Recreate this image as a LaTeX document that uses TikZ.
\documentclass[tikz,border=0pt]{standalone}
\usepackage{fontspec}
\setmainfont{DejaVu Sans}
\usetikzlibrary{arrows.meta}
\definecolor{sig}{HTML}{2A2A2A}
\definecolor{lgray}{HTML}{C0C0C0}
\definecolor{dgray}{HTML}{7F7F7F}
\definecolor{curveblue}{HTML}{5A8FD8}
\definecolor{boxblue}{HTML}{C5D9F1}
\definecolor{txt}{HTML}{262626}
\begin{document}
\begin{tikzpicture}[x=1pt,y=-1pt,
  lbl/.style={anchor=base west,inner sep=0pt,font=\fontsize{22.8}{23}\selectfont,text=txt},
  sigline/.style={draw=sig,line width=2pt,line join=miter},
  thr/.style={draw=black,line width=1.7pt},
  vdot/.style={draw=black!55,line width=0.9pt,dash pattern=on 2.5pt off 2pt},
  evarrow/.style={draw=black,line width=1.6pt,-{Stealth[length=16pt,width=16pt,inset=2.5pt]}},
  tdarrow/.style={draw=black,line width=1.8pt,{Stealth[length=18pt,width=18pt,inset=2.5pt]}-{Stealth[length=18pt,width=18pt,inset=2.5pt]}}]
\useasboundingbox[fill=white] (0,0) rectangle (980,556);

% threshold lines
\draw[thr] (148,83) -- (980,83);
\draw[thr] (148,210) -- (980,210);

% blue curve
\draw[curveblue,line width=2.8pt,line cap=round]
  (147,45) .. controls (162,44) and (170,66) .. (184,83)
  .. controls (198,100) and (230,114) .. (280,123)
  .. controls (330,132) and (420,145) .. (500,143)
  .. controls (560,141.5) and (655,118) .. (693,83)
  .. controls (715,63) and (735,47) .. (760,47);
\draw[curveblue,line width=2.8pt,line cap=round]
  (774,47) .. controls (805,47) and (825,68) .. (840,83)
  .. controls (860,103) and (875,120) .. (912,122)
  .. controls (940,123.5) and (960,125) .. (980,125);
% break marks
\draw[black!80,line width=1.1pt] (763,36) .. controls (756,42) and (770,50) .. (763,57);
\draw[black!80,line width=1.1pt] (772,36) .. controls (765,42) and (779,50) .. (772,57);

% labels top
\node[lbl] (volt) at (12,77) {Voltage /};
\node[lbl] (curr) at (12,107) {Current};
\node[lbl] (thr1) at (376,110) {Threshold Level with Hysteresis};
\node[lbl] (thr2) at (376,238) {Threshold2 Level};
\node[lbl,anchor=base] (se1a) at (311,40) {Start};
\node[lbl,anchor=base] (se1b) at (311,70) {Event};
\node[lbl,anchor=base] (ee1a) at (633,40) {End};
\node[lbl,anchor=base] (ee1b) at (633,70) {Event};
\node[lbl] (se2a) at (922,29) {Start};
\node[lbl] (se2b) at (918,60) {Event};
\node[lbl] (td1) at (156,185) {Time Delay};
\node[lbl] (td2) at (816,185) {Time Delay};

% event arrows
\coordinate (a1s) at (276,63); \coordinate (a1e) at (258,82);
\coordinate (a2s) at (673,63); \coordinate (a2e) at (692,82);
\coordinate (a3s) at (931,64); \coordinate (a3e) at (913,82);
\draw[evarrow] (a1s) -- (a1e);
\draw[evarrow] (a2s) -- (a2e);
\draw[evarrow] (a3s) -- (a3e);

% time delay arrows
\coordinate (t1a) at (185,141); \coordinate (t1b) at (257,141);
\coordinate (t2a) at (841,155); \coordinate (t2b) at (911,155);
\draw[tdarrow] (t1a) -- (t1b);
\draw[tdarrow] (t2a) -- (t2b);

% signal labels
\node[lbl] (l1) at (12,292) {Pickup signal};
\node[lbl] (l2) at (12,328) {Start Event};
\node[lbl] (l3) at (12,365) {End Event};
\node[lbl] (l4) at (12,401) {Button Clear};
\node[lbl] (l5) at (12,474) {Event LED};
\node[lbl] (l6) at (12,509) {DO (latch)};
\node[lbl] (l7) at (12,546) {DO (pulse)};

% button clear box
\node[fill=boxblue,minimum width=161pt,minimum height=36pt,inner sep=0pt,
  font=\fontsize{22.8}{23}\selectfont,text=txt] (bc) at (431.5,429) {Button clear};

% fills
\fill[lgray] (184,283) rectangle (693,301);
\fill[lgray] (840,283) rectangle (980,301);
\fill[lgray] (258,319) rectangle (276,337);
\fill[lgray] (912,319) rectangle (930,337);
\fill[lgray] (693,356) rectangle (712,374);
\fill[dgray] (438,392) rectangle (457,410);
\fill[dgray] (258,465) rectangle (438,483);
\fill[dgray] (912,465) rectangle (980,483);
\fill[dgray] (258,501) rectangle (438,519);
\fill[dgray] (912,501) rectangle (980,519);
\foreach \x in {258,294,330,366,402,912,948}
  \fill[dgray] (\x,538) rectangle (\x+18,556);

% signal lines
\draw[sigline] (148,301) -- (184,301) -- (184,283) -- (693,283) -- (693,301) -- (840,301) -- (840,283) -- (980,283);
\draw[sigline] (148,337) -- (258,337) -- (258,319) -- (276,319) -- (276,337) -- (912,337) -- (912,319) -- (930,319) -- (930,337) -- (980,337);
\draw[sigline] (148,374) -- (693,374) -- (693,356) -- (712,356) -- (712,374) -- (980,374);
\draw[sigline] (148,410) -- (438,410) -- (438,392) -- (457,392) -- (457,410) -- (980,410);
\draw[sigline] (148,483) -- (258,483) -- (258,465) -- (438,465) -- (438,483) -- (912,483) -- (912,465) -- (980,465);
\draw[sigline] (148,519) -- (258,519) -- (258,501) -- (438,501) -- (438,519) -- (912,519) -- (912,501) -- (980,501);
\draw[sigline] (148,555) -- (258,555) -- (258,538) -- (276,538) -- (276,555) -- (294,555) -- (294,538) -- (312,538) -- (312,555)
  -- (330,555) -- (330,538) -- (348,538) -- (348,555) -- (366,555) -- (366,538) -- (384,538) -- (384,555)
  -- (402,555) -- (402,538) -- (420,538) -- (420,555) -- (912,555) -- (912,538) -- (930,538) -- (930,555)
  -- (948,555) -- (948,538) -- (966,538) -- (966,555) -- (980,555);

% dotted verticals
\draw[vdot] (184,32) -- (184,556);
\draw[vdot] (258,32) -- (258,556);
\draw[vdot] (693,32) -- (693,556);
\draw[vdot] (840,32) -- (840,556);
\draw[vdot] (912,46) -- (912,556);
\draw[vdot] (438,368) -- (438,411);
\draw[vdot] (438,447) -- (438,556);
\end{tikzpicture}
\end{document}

______________________________

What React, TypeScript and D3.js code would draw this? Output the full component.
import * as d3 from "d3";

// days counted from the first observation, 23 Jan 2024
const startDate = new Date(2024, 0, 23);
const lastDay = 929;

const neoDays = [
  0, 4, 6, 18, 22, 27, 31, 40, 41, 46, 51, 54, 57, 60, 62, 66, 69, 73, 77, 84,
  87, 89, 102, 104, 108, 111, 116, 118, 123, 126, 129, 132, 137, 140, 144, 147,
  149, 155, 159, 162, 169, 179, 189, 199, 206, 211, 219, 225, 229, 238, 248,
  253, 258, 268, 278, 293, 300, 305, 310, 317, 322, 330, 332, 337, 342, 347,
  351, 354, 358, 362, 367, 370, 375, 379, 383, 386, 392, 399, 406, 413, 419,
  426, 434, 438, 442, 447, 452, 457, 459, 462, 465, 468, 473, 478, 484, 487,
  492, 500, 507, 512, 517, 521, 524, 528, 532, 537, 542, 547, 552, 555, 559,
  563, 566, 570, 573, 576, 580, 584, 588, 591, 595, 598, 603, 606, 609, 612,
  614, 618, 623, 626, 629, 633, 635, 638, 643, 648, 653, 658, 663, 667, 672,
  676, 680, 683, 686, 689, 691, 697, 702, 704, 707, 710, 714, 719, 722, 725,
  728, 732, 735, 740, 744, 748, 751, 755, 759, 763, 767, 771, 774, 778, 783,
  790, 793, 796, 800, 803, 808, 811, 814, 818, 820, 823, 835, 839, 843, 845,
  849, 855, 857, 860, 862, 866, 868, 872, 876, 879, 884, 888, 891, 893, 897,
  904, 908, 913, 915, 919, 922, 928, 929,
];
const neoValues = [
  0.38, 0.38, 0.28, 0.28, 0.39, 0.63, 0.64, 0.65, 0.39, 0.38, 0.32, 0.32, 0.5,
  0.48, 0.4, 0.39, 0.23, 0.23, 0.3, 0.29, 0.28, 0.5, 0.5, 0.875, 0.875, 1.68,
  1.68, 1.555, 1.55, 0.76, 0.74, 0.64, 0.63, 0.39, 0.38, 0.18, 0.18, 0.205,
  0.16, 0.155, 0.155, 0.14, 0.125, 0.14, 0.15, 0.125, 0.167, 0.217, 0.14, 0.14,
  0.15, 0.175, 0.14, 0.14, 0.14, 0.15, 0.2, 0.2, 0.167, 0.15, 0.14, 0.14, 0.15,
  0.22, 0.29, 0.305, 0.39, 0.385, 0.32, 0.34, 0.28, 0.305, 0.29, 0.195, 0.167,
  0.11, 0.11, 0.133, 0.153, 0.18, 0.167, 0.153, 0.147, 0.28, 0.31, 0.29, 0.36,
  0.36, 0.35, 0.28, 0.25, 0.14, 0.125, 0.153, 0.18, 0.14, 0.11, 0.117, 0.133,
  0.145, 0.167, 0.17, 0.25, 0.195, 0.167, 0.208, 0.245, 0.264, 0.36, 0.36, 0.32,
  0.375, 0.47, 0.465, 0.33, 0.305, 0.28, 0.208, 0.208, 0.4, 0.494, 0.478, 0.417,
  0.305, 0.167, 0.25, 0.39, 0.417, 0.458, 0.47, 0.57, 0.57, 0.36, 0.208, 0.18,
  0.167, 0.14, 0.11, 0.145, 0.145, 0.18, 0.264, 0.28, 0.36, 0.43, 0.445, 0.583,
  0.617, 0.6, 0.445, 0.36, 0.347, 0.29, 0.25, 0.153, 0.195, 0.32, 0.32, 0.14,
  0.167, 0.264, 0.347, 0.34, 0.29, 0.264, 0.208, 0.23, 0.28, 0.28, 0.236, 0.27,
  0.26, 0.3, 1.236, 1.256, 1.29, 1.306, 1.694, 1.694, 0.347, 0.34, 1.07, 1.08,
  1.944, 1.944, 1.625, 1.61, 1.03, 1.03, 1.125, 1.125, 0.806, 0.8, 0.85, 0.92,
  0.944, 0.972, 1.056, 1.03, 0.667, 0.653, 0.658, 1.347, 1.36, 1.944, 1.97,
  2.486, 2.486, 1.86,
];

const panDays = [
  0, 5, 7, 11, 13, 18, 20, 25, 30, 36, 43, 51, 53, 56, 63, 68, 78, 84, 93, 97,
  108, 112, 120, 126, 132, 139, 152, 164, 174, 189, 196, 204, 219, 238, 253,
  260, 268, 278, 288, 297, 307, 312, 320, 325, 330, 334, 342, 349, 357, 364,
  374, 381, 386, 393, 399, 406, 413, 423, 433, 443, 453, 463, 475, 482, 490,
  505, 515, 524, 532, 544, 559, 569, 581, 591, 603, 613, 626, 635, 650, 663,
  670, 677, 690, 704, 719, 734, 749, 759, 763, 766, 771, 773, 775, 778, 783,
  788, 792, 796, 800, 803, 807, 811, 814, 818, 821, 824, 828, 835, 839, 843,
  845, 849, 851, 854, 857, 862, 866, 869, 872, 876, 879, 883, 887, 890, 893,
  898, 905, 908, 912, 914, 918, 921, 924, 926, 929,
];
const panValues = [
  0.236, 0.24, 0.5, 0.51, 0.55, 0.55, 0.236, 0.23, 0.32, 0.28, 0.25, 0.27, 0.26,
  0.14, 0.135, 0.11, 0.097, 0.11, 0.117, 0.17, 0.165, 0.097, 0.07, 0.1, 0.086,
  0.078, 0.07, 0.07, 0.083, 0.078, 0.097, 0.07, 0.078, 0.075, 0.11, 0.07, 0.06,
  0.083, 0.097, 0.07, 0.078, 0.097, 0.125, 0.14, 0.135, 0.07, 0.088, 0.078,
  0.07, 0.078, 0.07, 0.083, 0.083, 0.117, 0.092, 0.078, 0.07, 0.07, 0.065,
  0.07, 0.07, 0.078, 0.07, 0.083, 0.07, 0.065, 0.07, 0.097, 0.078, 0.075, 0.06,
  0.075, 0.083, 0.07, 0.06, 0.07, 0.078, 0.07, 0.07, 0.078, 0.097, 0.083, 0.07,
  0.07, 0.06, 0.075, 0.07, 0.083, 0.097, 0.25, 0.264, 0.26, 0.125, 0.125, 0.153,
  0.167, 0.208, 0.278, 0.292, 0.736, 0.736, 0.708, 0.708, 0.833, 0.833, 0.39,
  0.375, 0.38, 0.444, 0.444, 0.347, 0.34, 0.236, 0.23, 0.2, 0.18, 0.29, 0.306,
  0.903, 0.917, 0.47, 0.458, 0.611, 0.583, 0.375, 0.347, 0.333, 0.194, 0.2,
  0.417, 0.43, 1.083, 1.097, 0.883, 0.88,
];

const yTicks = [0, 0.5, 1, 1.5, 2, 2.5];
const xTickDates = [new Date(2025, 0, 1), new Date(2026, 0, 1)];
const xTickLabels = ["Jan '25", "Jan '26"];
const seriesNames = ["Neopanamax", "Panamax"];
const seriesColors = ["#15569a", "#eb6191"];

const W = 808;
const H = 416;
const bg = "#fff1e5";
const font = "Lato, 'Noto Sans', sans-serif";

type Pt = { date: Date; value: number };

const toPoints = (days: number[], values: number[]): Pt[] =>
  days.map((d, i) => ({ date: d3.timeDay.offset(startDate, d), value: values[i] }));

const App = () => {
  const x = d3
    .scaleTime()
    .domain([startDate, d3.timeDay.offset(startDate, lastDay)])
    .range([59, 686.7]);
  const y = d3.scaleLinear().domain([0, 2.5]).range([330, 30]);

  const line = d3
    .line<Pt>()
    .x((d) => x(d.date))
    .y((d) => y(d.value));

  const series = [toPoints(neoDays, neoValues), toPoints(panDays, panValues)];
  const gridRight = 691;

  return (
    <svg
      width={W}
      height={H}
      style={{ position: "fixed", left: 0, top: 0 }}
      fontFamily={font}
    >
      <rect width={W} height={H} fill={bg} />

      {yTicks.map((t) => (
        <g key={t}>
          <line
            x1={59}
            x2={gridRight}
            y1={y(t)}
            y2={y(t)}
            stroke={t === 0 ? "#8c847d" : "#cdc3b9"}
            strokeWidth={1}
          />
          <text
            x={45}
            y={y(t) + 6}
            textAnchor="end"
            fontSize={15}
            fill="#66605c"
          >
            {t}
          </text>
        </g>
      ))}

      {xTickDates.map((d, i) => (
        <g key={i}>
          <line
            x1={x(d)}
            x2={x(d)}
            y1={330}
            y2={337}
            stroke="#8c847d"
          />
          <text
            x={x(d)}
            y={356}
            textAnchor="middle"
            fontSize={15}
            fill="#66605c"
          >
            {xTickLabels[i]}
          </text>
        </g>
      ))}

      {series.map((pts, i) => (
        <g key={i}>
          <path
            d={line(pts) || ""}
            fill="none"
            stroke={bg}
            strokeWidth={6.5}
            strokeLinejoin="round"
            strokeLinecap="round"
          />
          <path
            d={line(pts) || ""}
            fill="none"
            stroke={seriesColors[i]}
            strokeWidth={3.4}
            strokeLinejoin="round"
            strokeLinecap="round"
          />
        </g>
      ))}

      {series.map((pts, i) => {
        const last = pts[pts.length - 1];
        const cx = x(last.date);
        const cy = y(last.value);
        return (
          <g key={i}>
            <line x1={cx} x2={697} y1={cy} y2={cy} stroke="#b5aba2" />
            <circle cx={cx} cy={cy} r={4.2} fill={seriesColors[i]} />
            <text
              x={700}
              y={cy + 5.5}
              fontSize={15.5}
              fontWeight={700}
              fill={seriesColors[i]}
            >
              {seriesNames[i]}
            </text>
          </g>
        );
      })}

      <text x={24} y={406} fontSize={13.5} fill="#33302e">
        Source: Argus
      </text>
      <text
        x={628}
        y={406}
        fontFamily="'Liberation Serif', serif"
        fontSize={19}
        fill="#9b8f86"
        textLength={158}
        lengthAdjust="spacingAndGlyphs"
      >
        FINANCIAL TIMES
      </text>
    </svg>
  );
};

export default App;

______________________________

### [Set problem]
Using the entries above, extract exactly the span from the line with "Recreate this image" to the line with "(148,210) -- (980,210);", both lines included; leave out everything else.

### [Written response]
Recreate this image as a LaTeX document that uses TikZ.
\documentclass[tikz,border=0pt]{standalone}
\usepackage{fontspec}
\setmainfont{DejaVu Sans}
\usetikzlibrary{arrows.meta}
\definecolor{sig}{HTML}{2A2A2A}
\definecolor{lgray}{HTML}{C0C0C0}
\definecolor{dgray}{HTML}{7F7F7F}
\definecolor{curveblue}{HTML}{5A8FD8}
\definecolor{boxblue}{HTML}{C5D9F1}
\definecolor{txt}{HTML}{262626}
\begin{document}
\begin{tikzpicture}[x=1pt,y=-1pt,
  lbl/.style={anchor=base west,inner sep=0pt,font=\fontsize{22.8}{23}\selectfont,text=txt},
  sigline/.style={draw=sig,line width=2pt,line join=miter},
  thr/.style={draw=black,line width=1.7pt},
  vdot/.style={draw=black!55,line width=0.9pt,dash pattern=on 2.5pt off 2pt},
  evarrow/.style={draw=black,line width=1.6pt,-{Stealth[length=16pt,width=16pt,inset=2.5pt]}},
  tdarrow/.style={draw=black,line width=1.8pt,{Stealth[length=18pt,width=18pt,inset=2.5pt]}-{Stealth[length=18pt,width=18pt,inset=2.5pt]}}]
\useasboundingbox[fill=white] (0,0) rectangle (980,556);

% threshold lines
\draw[thr] (148,83) -- (980,83);
\draw[thr] (148,210) -- (980,210);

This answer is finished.